(Task statement):
For the copy, please give all of the data again exactly and leave the pictures out.

(Provided data):
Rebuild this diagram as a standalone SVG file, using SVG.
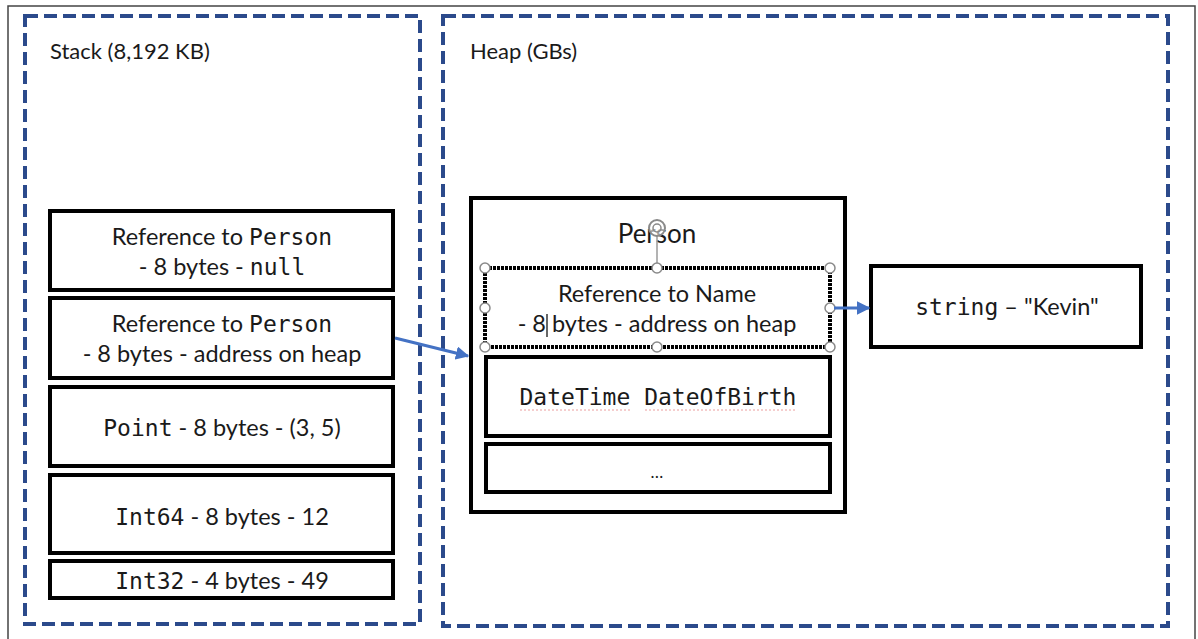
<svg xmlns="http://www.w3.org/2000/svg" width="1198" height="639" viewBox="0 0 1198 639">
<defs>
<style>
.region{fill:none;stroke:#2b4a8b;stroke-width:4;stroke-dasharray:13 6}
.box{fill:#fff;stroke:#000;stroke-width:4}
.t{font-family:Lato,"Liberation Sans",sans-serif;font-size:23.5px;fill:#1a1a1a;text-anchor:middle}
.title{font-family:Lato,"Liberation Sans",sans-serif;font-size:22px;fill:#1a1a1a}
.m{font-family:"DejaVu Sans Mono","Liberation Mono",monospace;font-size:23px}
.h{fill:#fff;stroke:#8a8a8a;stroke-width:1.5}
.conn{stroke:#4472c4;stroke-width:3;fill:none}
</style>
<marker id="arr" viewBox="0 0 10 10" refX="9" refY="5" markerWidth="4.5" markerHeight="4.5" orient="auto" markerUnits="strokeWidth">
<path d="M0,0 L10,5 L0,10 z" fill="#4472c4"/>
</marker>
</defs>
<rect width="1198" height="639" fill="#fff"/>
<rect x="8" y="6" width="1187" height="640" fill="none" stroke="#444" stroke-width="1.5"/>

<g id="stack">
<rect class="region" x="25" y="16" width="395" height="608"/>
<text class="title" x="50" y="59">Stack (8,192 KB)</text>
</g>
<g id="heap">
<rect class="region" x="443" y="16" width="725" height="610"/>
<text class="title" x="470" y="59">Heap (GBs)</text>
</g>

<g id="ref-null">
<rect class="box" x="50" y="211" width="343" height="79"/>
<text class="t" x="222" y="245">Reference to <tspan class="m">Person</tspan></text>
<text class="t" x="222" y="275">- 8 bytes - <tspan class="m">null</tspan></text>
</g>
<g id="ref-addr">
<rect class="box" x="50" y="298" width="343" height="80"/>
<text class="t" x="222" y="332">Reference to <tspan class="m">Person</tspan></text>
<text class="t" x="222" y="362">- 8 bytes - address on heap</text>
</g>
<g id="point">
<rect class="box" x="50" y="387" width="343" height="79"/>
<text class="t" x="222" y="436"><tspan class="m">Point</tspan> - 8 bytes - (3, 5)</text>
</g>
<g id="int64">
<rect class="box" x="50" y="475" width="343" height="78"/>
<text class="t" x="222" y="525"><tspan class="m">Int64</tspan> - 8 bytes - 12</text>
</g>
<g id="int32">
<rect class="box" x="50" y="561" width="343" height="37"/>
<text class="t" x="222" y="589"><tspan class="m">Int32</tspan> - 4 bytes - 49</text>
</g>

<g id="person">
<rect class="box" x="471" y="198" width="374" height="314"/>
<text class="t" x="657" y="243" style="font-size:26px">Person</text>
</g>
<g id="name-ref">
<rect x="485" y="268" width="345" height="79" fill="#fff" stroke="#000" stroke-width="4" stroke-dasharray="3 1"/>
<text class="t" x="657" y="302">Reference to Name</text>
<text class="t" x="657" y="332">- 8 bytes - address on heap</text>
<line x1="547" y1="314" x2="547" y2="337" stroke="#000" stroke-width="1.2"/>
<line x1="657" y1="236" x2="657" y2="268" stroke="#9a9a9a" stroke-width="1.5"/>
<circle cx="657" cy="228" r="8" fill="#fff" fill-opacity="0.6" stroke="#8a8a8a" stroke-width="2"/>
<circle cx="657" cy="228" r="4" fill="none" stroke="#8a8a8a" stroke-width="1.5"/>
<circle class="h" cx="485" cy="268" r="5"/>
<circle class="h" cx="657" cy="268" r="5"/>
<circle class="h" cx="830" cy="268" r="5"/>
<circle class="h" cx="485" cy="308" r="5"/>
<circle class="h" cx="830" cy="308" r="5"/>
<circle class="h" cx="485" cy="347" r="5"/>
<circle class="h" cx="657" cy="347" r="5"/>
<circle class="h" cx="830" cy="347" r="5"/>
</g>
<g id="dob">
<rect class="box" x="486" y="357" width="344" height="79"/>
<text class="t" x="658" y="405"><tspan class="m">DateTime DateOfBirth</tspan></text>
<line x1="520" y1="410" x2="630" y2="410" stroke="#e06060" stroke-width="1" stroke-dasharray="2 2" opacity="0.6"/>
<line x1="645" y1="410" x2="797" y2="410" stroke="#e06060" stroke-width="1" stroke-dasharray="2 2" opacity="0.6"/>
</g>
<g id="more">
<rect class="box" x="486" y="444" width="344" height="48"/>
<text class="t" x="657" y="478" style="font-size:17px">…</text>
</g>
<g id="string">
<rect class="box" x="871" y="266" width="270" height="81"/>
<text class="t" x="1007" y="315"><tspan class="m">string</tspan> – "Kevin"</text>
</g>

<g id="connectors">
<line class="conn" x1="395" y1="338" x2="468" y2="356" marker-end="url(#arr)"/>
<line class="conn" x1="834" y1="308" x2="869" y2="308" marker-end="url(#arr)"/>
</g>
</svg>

(Response to the task):
Rebuild this diagram as a standalone SVG file, using SVG.
<svg xmlns="http://www.w3.org/2000/svg" width="1198" height="639" viewBox="0 0 1198 639">
<defs>
<style>
.region{fill:none;stroke:#2b4a8b;stroke-width:4;stroke-dasharray:13 6}
.box{fill:#fff;stroke:#000;stroke-width:4}
.t{font-family:Lato,"Liberation Sans",sans-serif;font-size:23.5px;fill:#1a1a1a;text-anchor:middle}
.title{font-family:Lato,"Liberation Sans",sans-serif;font-size:22px;fill:#1a1a1a}
.m{font-family:"DejaVu Sans Mono","Liberation Mono",monospace;font-size:23px}
.h{fill:#fff;stroke:#8a8a8a;stroke-width:1.5}
.conn{stroke:#4472c4;stroke-width:3;fill:none}
</style>
<marker id="arr" viewBox="0 0 10 10" refX="9" refY="5" markerWidth="4.5" markerHeight="4.5" orient="auto" markerUnits="strokeWidth">
<path d="M0,0 L10,5 L0,10 z" fill="#4472c4"/>
</marker>
</defs>
<rect width="1198" height="639" fill="#fff"/>
<rect x="8" y="6" width="1187" height="640" fill="none" stroke="#444" stroke-width="1.5"/>

<g id="stack">
<rect class="region" x="25" y="16" width="395" height="608"/>
<text class="title" x="50" y="59">Stack (8,192 KB)</text>
</g>
<g id="heap">
<rect class="region" x="443" y="16" width="725" height="610"/>
<text class="title" x="470" y="59">Heap (GBs)</text>
</g>

<g id="ref-null">
<rect class="box" x="50" y="211" width="343" height="79"/>
<text class="t" x="222" y="245">Reference to <tspan class="m">Person</tspan></text>
<text class="t" x="222" y="275">- 8 bytes - <tspan class="m">null</tspan></text>
</g>
<g id="ref-addr">
<rect class="box" x="50" y="298" width="343" height="80"/>
<text class="t" x="222" y="332">Reference to <tspan class="m">Person</tspan></text>
<text class="t" x="222" y="362">- 8 bytes - address on heap</text>
</g>
<g id="point">
<rect class="box" x="50" y="387" width="343" height="79"/>
<text class="t" x="222" y="436"><tspan class="m">Point</tspan> - 8 bytes - (3, 5)</text>
</g>
<g id="int64">
<rect class="box" x="50" y="475" width="343" height="78"/>
<text class="t" x="222" y="525"><tspan class="m">Int64</tspan> - 8 bytes - 12</text>
</g>
<g id="int32">
<rect class="box" x="50" y="561" width="343" height="37"/>
<text class="t" x="222" y="589"><tspan class="m">Int32</tspan> - 4 bytes - 49</text>
</g>

<g id="person">
<rect class="box" x="471" y="198" width="374" height="314"/>
<text class="t" x="657" y="243" style="font-size:26px">Person</text>
</g>
<g id="name-ref">
<rect x="485" y="268" width="345" height="79" fill="#fff" stroke="#000" stroke-width="4" stroke-dasharray="3 1"/>
<text class="t" x="657" y="302">Reference to Name</text>
<text class="t" x="657" y="332">- 8 bytes - address on heap</text>
<line x1="547" y1="314" x2="547" y2="337" stroke="#000" stroke-width="1.2"/>
<line x1="657" y1="236" x2="657" y2="268" stroke="#9a9a9a" stroke-width="1.5"/>
<circle cx="657" cy="228" r="8" fill="#fff" fill-opacity="0.6" stroke="#8a8a8a" stroke-width="2"/>
<circle cx="657" cy="228" r="4" fill="none" stroke="#8a8a8a" stroke-width="1.5"/>
<circle class="h" cx="485" cy="268" r="5"/>
<circle class="h" cx="657" cy="268" r="5"/>
<circle class="h" cx="830" cy="268" r="5"/>
<circle class="h" cx="485" cy="308" r="5"/>
<circle class="h" cx="830" cy="308" r="5"/>
<circle class="h" cx="485" cy="347" r="5"/>
<circle class="h" cx="657" cy="347" r="5"/>
<circle class="h" cx="830" cy="347" r="5"/>
</g>
<g id="dob">
<rect class="box" x="486" y="357" width="344" height="79"/>
<text class="t" x="658" y="405"><tspan class="m">DateTime DateOfBirth</tspan></text>
<line x1="520" y1="410" x2="630" y2="410" stroke="#e06060" stroke-width="1" stroke-dasharray="2 2" opacity="0.6"/>
<line x1="645" y1="410" x2="797" y2="410" stroke="#e06060" stroke-width="1" stroke-dasharray="2 2" opacity="0.6"/>
</g>
<g id="more">
<rect class="box" x="486" y="444" width="344" height="48"/>
<text class="t" x="657" y="478" style="font-size:17px">…</text>
</g>
<g id="string">
<rect class="box" x="871" y="266" width="270" height="81"/>
<text class="t" x="1007" y="315"><tspan class="m">string</tspan> – "Kevin"</text>
</g>

<g id="connectors">
<line class="conn" x1="395" y1="338" x2="468" y2="356" marker-end="url(#arr)"/>
<line class="conn" x1="834" y1="308" x2="869" y2="308" marker-end="url(#arr)"/>
</g>
</svg>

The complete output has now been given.